As time her taught, in lowly shepheards' weeds, Are now enforst, a farre unfitter taske,

For trumpets sterne to change mine oaten reeds,

And sing of knights' and ladies' gentle deeds;
Whose praises, having slept in silence long,
Me, all-too-mean, the sacred Muse areeds

To blazon broade amongst her learned throng; Fierce wars and faithful loves shall moralize my song." Faerie Queene, book i. canto i.

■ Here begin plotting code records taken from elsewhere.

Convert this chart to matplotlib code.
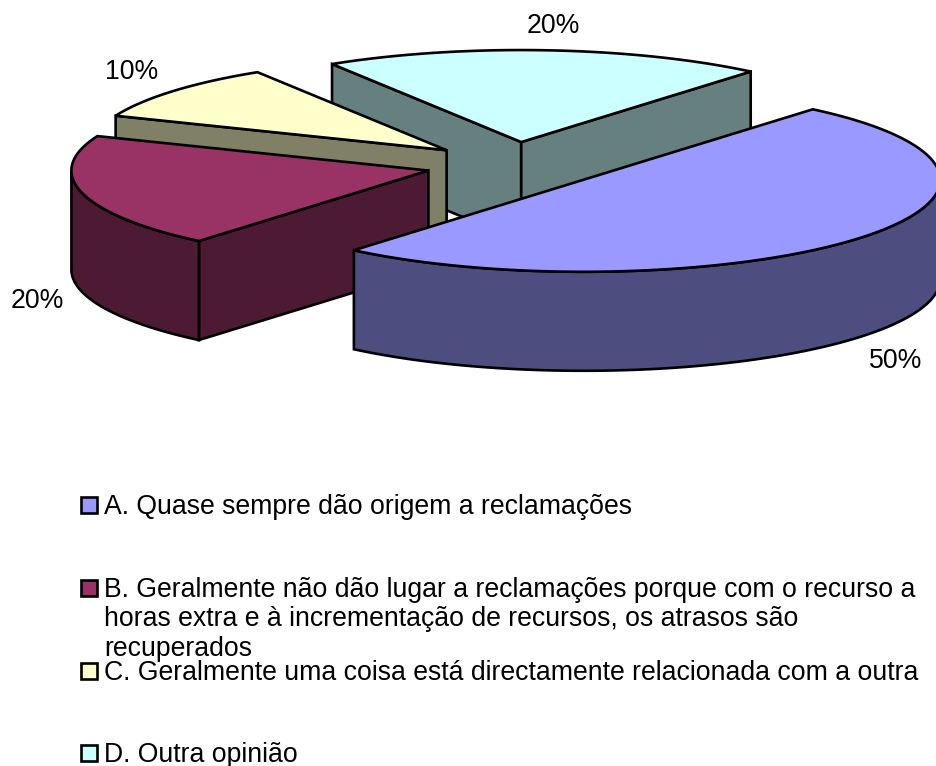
import numpy as np
import matplotlib
matplotlib.use("Agg")
import matplotlib.pyplot as plt
from matplotlib.patches import Polygon, Rectangle

plt.rcParams["font.family"] = ["Liberation Sans", "DejaVu Sans"]

# data
values = [50, 20, 10, 20]
legend_labels = [
    "A. Quase sempre dão origem a reclamações",
    "B. Geralmente não dão lugar a reclamações porque com o recurso a\nhoras extra e à incrementação de recursos, os atrasos são\nrecuperados",
    "C. Geralmente uma coisa está directamente relacionada com a outra",
    "D. Outra opinião",
]
top_colors = ["#9999FF", "#993366", "#FFFFCC", "#CCFFFF"]
side_colors = ["#4D4D80", "#4D1A33", "#808066", "#668080"]

# pie geometry in pixels
CX, CY = 515, 165
RX, RY = 357, 92
DEPTH = 99
EXPLODE = 0.25
START = 50  # first slice starts here, runs clockwise
LW = 1.9

label_pos = [(896, 361), (37, 301), (132, 72), (553, 26)]
legend_y = [505, 588, 671, 753]

fig = plt.figure(figsize=(9.37, 7.66), dpi=100)
ax = fig.add_axes([0, 0, 1, 1])
ax.set_xlim(0, 937)
ax.set_ylim(766, 0)
ax.axis("off")

edges = START - np.cumsum([0] + values) * 3.6
slices = []
for i in range(len(values)):
    t0, t1 = edges[i], edges[i + 1]
    mid = np.radians((t0 + t1) / 2)
    ox = CX + EXPLODE * RX * np.cos(mid)
    oy = CY - EXPLODE * RY * np.sin(mid)
    t = np.radians(np.linspace(t0, t1, 200))
    xs = ox + RX * np.cos(t)
    ys = oy - RY * np.sin(t)
    slices.append((i, ox, oy, xs, ys))

# back to front: D, C, B, A
for i, ox, oy, xs, ys in sorted(slices, key=lambda s: s[2]):
    # radial walls, the ones facing the viewer
    if xs[0] < ox:
        ax.add_patch(Polygon([(ox, oy), (xs[0], ys[0]), (xs[0], ys[0] + DEPTH), (ox, oy + DEPTH)],
                             fc=side_colors[i], ec="black", lw=LW))
    if ox < xs[-1]:
        ax.add_patch(Polygon([(ox, oy), (xs[-1], ys[-1]), (xs[-1], ys[-1] + DEPTH), (ox, oy + DEPTH)],
                             fc=side_colors[i], ec="black", lw=LW))
    # outer wall, only the part that faces the viewer
    front = np.r_[np.diff(xs) < 0, False]
    front[1:] |= front[:-1]
    if front.sum() > 1:
        fx, fy = xs[front], ys[front]
        wall = np.column_stack([np.r_[fx, fx[::-1]], np.r_[fy, fy[::-1] + DEPTH]])
        ax.add_patch(Polygon(wall, fc=side_colors[i], ec="black", lw=LW))
    # top
    top = np.column_stack([np.r_[ox, xs], np.r_[oy, ys]])
    ax.add_patch(Polygon(top, fc=top_colors[i], ec="black", lw=LW))

for v, (x, y) in zip(values, label_pos):
    ax.text(x, y, f"{v}%", fontsize=19.15, ha="center", va="center", color="black")

for i, (lab, y) in enumerate(zip(legend_labels, legend_y)):
    ax.add_patch(Rectangle((81, y - 8), 16, 16, fc=top_colors[i], ec="black", lw=LW))
    ax.text(104, y - 11, lab, fontsize=19.15, ha="left", va="top", color="black", linespacing=1.17)

fig.savefig("out.png", dpi=100)
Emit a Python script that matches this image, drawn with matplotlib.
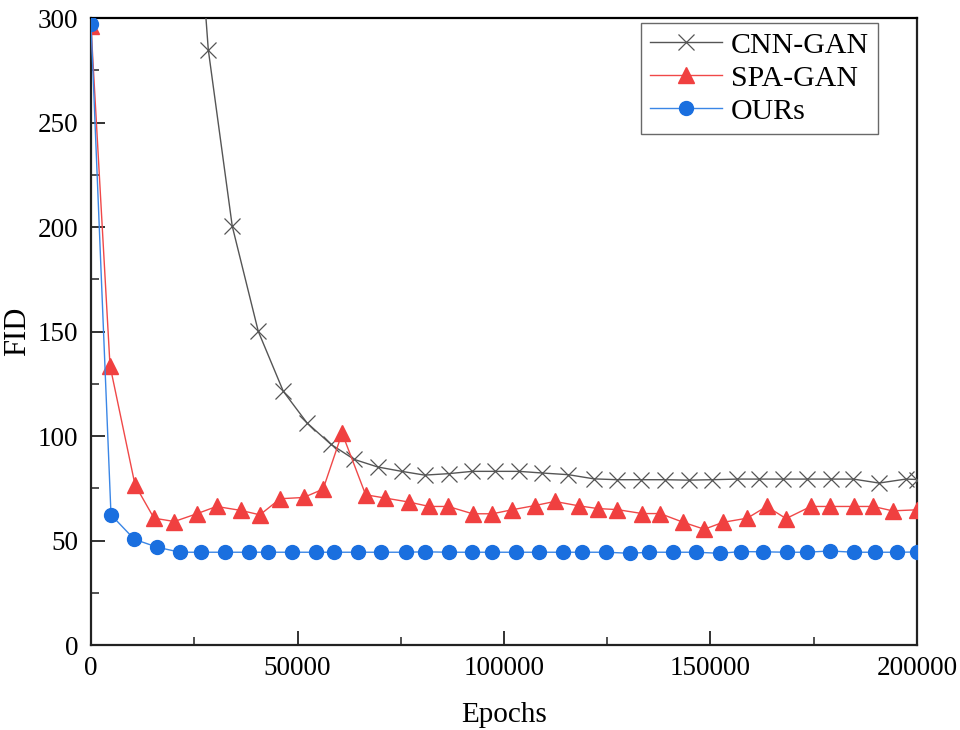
import matplotlib
matplotlib.use("Agg")
import matplotlib.pyplot as plt
from matplotlib.ticker import MultipleLocator

plt.rcParams['font.family'] = ['Liberation Serif', 'DejaVu Serif']

cnn_x = [0, 22600, 28400, 34200, 40500, 46560, 52300, 58110, 63750, 69400, 75230, 80800, 86600,
         92300, 97800, 103600, 109300, 115600, 121800, 127400, 133200, 138900, 144700, 150400,
         156400, 161700, 167500, 173300, 179100, 184600, 190800, 197300, 200000]
cnn_y = [900, 440, 284.8, 200.4, 150.1, 121.4, 106.3, 96.0, 88.8, 85.2, 83.1, 81.3, 82.0,
         83.1, 83.1, 83.1, 82.3, 81.5, 79.5, 79.1, 79.1, 79.1, 78.9, 79.1,
         79.4, 79.4, 79.4, 79.4, 79.4, 79.4, 77.5, 79.4, 79.2]

spa_x = [0, 4600, 10650, 15250, 20170, 25600, 30400, 36300, 40900, 45800, 51500, 56200, 60800,
         66500, 71300, 77000, 81900, 86500, 92400, 97200, 101900, 107400, 112300, 118100,
         122700, 127400, 133500, 137800, 143300, 148500, 153000, 158900, 163600, 168300,
         174300, 178900, 184700, 189400, 194100, 200000]
spa_y = [296, 133.7, 76.7, 60.7, 59.1, 62.8, 66.3, 64.4, 62.3, 70.0, 70.6, 74.6, 101.4,
         71.9, 70.3, 68.4, 66.3, 66.3, 62.8, 62.8, 64.7, 66.7, 68.7, 66.6,
         65.3, 64.8, 62.9, 62.9, 58.8, 55.4, 58.7, 60.7, 66.3, 60.5,
         66.3, 66.3, 66.3, 66.3, 64.2, 64.7]

ours_x = [0, 4840, 10490, 16050, 21550, 26630, 32450, 38250, 42780, 48670, 54480, 58840, 64730,
          70290, 76270, 80800, 86600, 92250, 97170, 102900, 108470, 114280, 118800, 124700,
          130500, 135100, 140800, 146400, 152300, 157300, 162700, 168500, 173300, 178900,
          184700, 189900, 195200, 200000]
ours_y = [297, 62.3, 50.6, 46.8, 44.4, 44.4, 44.4, 44.4, 44.4, 44.4, 44.4, 44.4, 44.4,
          44.4, 44.4, 44.6, 44.4, 44.4, 44.4, 44.4, 44.4, 44.4, 44.4, 44.4,
          43.9, 44.4, 44.4, 44.4, 43.9, 44.7, 44.6, 44.4, 44.4, 45.0,
          44.4, 44.4, 44.4, 44.5]

fig = plt.figure(figsize=(9.6, 7.3), dpi=100)
ax = fig.add_axes([0.0948, 0.1164, 0.8604, 0.8589])

ax.plot(cnn_x, cnn_y, color='#555555', lw=1.0, marker='x', ms=11, mew=0.9,
        mec='#555555', label='CNN-GAN', zorder=3)
ax.plot(spa_x, spa_y, color='#f04848', lw=1.0, marker='^', ms=11,
        mfc='#f04040', mec='#f04040', label='SPA-GAN', zorder=4)
ax.plot(ours_x, ours_y, color='#3a86e6', lw=1.0, marker='o', ms=10,
        mfc='#1a6fdf', mec='#1a6fdf', label='OURs', zorder=5)

ax.set_xlim(0, 200000)
ax.set_ylim(0, 300)
ax.xaxis.set_major_locator(MultipleLocator(50000))
ax.xaxis.set_minor_locator(MultipleLocator(25000))
ax.yaxis.set_major_locator(MultipleLocator(50))
ax.yaxis.set_minor_locator(MultipleLocator(25))
ax.tick_params(which='both', direction='in', top=False, right=False, labelsize=19.5, colors='#222222')
ax.tick_params(which='major', length=10, width=1.3)
ax.tick_params(which='minor', length=6, width=1.1)
ax.tick_params(axis='x', pad=8)
ax.tick_params(axis='y', pad=9)
for s in ax.spines.values():
    s.set_linewidth(1.6)
    s.set_color('#222222')
ax.spines['top'].set_color('#000000')

ax.set_xlabel('Epochs', fontsize=21, labelpad=15)
ax.set_ylabel('FID', fontsize=22, labelpad=4)

leg = ax.legend(loc='upper right', bbox_to_anchor=(0.9528, 0.992), borderaxespad=0.0,
                fontsize=21.5, frameon=True, fancybox=False,
                handlelength=2.4, borderpad=0.3, labelspacing=0.2,
                handletextpad=0.3, handleheight=0.7)
leg.get_frame().set_edgecolor('#444444')
leg.get_frame().set_linewidth(1.0)

for t in ax.get_xticklabels() + ax.get_yticklabels():
    t.set_color('#000000')

fig.savefig('out.png', dpi=100)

A few words more concerning the sonnet. There is not a popular one in the English language; there are hundreds in the Italian. Whence comes this disparity? - Many of the best sonnets of our greatest authors-Shakspeare, Spenser, Milton, Gray, Cowper, and Wordsworth are exceedingly unequal in their texture, obscure in their verbiage, and lumbering in the motion of their verse. The Italian ones remarkably contrast with these; being distinguished, even above other poetic compositions in that most delicate, voluble, and melodious tongue, by exquisite finish in respect to diction, clear development of the one fine thought which they enclose, and the musical succession of cadences carried through to the last syllable of the fourteen lines, lines so admirably arranged, that the place of each in the tune (if we may so speak) can be almost known by the ear, as well as by the correspondence of rhyme, and connection of sentiment. The sonnet, therefore, has been unworthily depreciated in England, because it has been imperfectly exhibited by English writers; partly from the difficulty of furnishing relays of rhyme to meet at the appointed stations, and partly from the Procrustean model, on exact attention to which the perfection of the sonnet depends.